| Hi. I'm the author of GoshawkDB. Thanks for your questions. > It isn't true. There're plenty of storages with same strong consistency model (tolerates F failures of 2F+1 nodes), among them are Cassandra with lightweight transactions, Riak with consistent buckets, CockroachDB and ZooKeeper. The point I was trying to make is the decoupling between cluster size and F. ZK, for example, requires that the cluster size is exactly 2F+1, not is minimum 2F+1. That means that as the cluster size increases, performance will decrease as more nodes have to be contacted. > Can you please describe the algorithm that you use for implementing distributed transactions? Yes. In detail, there will be a blog post forthcoming. However the two main points is that 2PC is replaced by Gray and Lamport's paper "Consensus on transaction Commit", and dependencies between transactions are modelled through vector clocks. As I'm visiting lots of family over xmas, I'm afraid I don't have the 12+ hours necessary to document the entire algorithm just at the moment. However, I will certainly get to this asap. > Do you use the same approach? I don't know. I don't use the term round-trip because that doesn't make it clear if we're talking individual messages or message-hops, and these sorts of conversation and discussion can often go wrong if we use different terminology. The 3 network-delays that I mention comes directly from the Gray and Lamport paper I mention above. |
How does this work? Suppose we set F=2 and have 7 nodes, A-G. Client 1 tries to write, contacting 5 nodes, A-E. A and B are down at this point, but C, D and E accept the write so it calls it good. Then A and B come up and C and D go down. Client 2 tries to read, contacting nodes A, B, C, F, G. 4 out of the 5 respond successfully, so it calls it good. But it can't possibly read the value that client 1 wrote.

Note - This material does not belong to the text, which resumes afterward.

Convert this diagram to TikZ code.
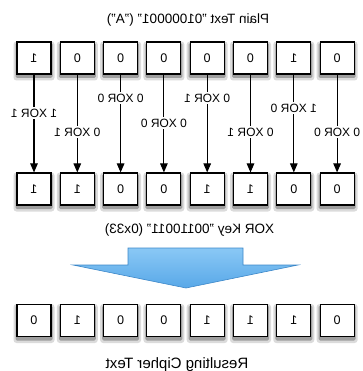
\documentclass[tikz,border=0pt]{standalone}
\usepackage{fontspec}
\setmainfont{Liberation Sans}
\usetikzlibrary{arrows.meta}
\definecolor{blueA}{RGB}{138,200,245}
\definecolor{blueB}{RGB}{88,168,232}
\definecolor{blueE}{RGB}{60,135,200}
\tikzset{
  bitbox/.style={draw=black, line width=1.1pt, fill=white, minimum width=34pt, minimum height=32pt, inner sep=0pt, font=\fontsize{12.5}{14}\selectfont, xscale=-1},
  shadowouter/.style={draw=none, fill=black!14, rounded corners=3pt, minimum width=41pt, minimum height=39pt, inner sep=0pt},
  shadowinner/.style={draw=none, fill=black!38, rounded corners=1.5pt, minimum width=37pt, minimum height=35pt, inner sep=0pt},
  xorlab/.style={fill=white, inner sep=1.5pt, font=\fontsize{12}{14}\selectfont, xscale=-1},
  caption/.style={font=\fontsize{13.5}{16}\selectfont, xscale=-1, inner sep=0pt},
  conn/.style={line width=1.1pt, -{Triangle[width=7.5pt,length=9pt]}},
}
\begin{document}
\begin{tikzpicture}[x=1pt, y=-1pt]
\useasboundingbox (0,0) rectangle (362,371);
\node[caption] (title) at (188,20) {Plain Text "01000001" ("A")};
\node[caption] (keycap) at (189.5,230) {XOR Key "00110011" (0x33)};
\node[caption, font=\fontsize{15}{17}\selectfont] (rescap) at (177,365) {Resulting Cipher Text};
\foreach \i/\p/\k/\r/\ly/\lab in {
  1/1/1/0/113/1 XOR 1,
  2/0/1/1/132/0 XOR 1,
  3/0/0/0/98/0 XOR 0,
  4/0/0/0/123/0 XOR 0,
  5/0/1/1/98/0 XOR 1,
  6/0/1/1/132/0 XOR 1,
  7/1/0/1/108/1 XOR 0,
  8/0/0/0/132/0 XOR 0}{
  \pgfmathsetmacro{\bx}{34+43.3*(\i-1)}
  \node[shadowouter] (so\i a) at (\bx,61) {};
  \node[shadowinner] (si\i a) at (\bx,60.5) {};
  \node[shadowouter] (so\i b) at (\bx,192) {};
  \node[shadowinner] (si\i b) at (\bx,191.5) {};
  \node[shadowouter] (so\i c) at (\bx,323.5) {};
  \node[shadowinner] (si\i c) at (\bx,323) {};
  \node[bitbox] (p\i) at (\bx,58) {\p};
  \node[bitbox] (k\i) at (\bx,189) {\k};
  \node[bitbox] (r\i) at (\bx,320.5) {\r};
  \draw[conn] (p\i) -- (k\i);
  \node[xorlab] (l\i) at (\bx,\ly) {\lab};
}
\draw[draw=blueE, line width=0.6pt, top color=blueA, bottom color=blueB, shading angle=0]
  (128,248) -- (243,248) -- (243,265) -- (298,265) -- (186,288) -- (73,265) -- (128,265) -- cycle;
\end{tikzpicture}
\end{document}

Whatever way you do it, the number of nodes contacted for a write + number of nodes contacted for a read has to add up to more than the cluster size. If your cluster is somehow sharded then you can work around this with e.g. consistent hashing (so that client 2 knows which 5 of the 7 nodes a particular key must be stored on, and contacts the correct subset), but that only works if client 2 can know what the key was - and I think Cassandra already supports that.